All weighing in on food banks
It’s not just high-profile Conservative MPs who can’t keep quiet about foodbanks. Blackpool North and Cleveleys MP Paul Maynard warned in 2013 that using foodbanks “can become a habit”, whilst MP for South East Cornwall Sheryll Murray said during the 2017 election campaign:
I am really pleased we have food banks in south east Cornwall.
And Steve Brine, Conservative MP for Winchester and Chandler’s Ford, was pilloried after formally opening a foodbank in his constituency, and tweeting “God bless them all”.
“Poverty is a political choice”
All these MPs have one thing in common. They are pretending that the austerity policies of their government are unconnected to the massive rise in foodbank use. Last month, the UN special rapporteur on extreme poverty and human rights issued a statement about his recent fact-finding visit to the UK. He concluded that “poverty is a political choice” and that “austerity could easily have spared the poor.”

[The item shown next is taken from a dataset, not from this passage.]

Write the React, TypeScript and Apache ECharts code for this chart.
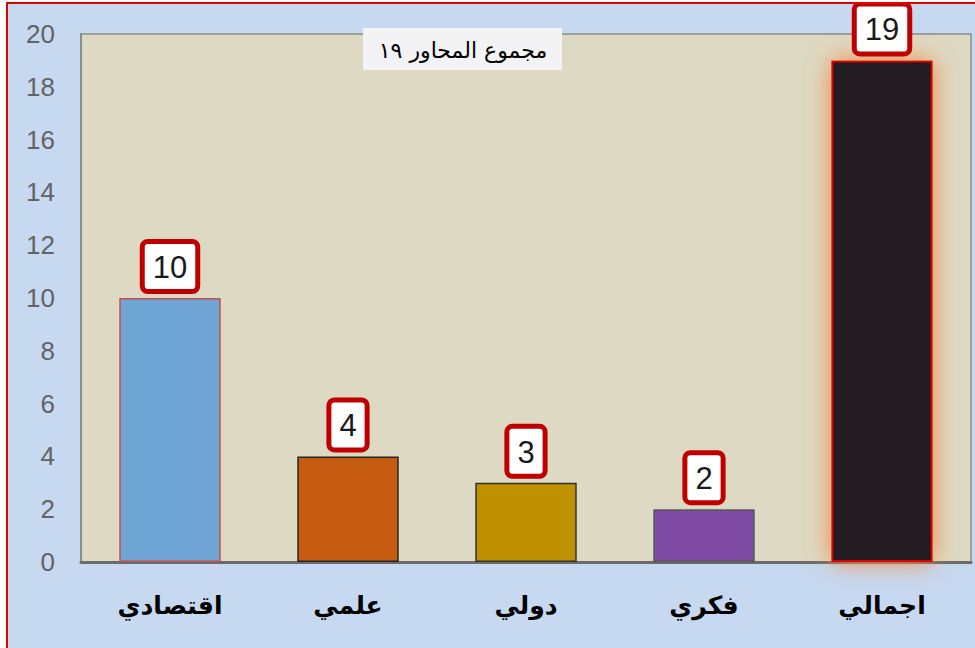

One sentence in his statement is particularly damning:
British compassion for those who are suffering has been replaced by a punitive, mean-spirited, and often callous approach apparently designed to instill discipline where it is least useful, to impose a rigid order on the lives of those least capable of coping with today’s world.
This is the world Raab and all the other Conservative MPs praising foodbanks live in. Punitive, mean-spirited and callous – but pretending to care.